1) Deactivate my personal Facebook profile. Yes, I know it was less than six months ago that I reactivated it with my cleverly devised pseudonym and all of that. I had very good reasons for doing so, but over these months I realized that, although it’s not the only cause of my being fried, my interactions on Facebook certainly weren’t fostering calm and a sense of wellbeing. On the contrary, they were making me anxious. They were making me irritable. They were making me want to move to the frozen north of Canada and live in a travel trailer with nothing but caribou and lichen and permafrost to keep me company. I lamented the fact that I would not be able to grow a beard in this scenario. Instead, I deactivated my Facebook account in a fit of insomnia. Also a rash decision, but perhaps not as rash as Option A. (My Imperfect Happiness Facebook Page remains intact, as does my @imperfecthappy Twitter account.)

2) Meditate. Like a lot of meditation. Formal meditation twice a day and informal (reminding myself to take a deep breath or, if necessary/possible, lying on the floor with my eyes shut for a few breaths at least once an hour).

3) Practice Gentle Yoga. At least thirty minutes a day of the slow-moving, breath-led variety as part of my bedtime routine. This isn’t for physical fitness; it’s for activation of my parasympathetic nervous system.

4) Write. Since I was seven, I’ve been told that I was a “great writer.” Over the years, I’ve gotten more and more bogged down by the contradiction between being told that I was a “great writer” and struggling with that very activity. If I’m a great writer, why is it so difficult? If I’m a great writer, why didn’t I get more than a polite rejection letter for that short story I submitted in 2004? Why did I get rejected for that incredibly competitive writing fellowship with the famous author’s name attached to it? Why didn’t I get into the renowned MFA program? Why didn’t I win higher than fifth place in that writing competition in seventh grade? I could reason through only one very painful conclusion: I am not a great writer. After several years of mourning, I finally decided that even if I wasn’t a great writer, I still wanted to be a writer. I don’t have to be great to have fun. So, that’s what I’ll be trying to do with Brenda Miller and Holly Hughes’s The Pen and the Bell. With a different focus area in each chapter, this book leads the reader through exercises designed to access the shared benefits of both writing and contemplative practice. I’ll focus on one chapter a month, writing every day using the exercises outlined at the end of each chapter. With any luck, this will help me to rediscover the joy and fun that writing used to hold.

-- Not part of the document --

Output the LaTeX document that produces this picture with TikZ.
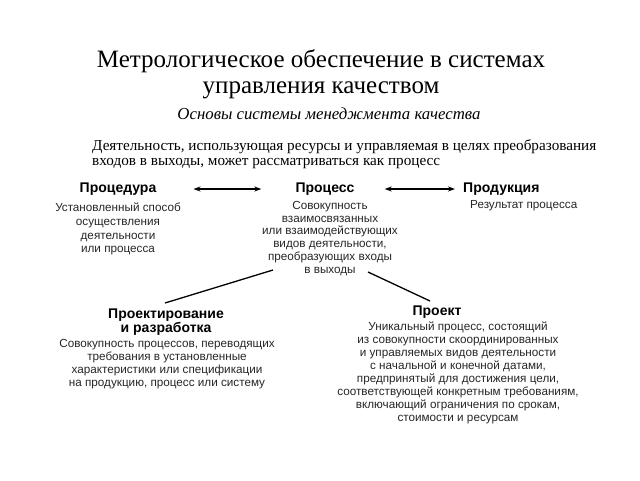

There are some other nitty-gritty guidelines I plan to practice around internet usage, media consumption, fostering compassion, and building relationships, but these are the high points. I’ll plan to check in weekly and let you know how I’m doing.

The formal writing practice will begin October 1st. For items 1 through 3, I’m not waiting until October 1st; I’m starting right now.

*I still think my husband was being a naysayer, but that doesn’t mean he was wrong.

 

3 Replies to “Course Correction: The Little Audacious Plan”

  1. I think you’ll do great. I recognize so many of my anxieties here. For me, the moment when I allowed myself to think that I am not a great writer but I am still good enough was the moment when I was able to start writing again.
    I offer as editing partner or alpha, beta reader, whatever you need. I think your writing is very smart and powerful, and I have no doubt that you can be very successful with it.

    Like

    1. Thanks, Lori, for both the vote of confidence and the offer to help. My long-range (like, six months out) plan is to develop a local network of writers. It’s comforting to be reminded that I’ve already started that without officially starting it.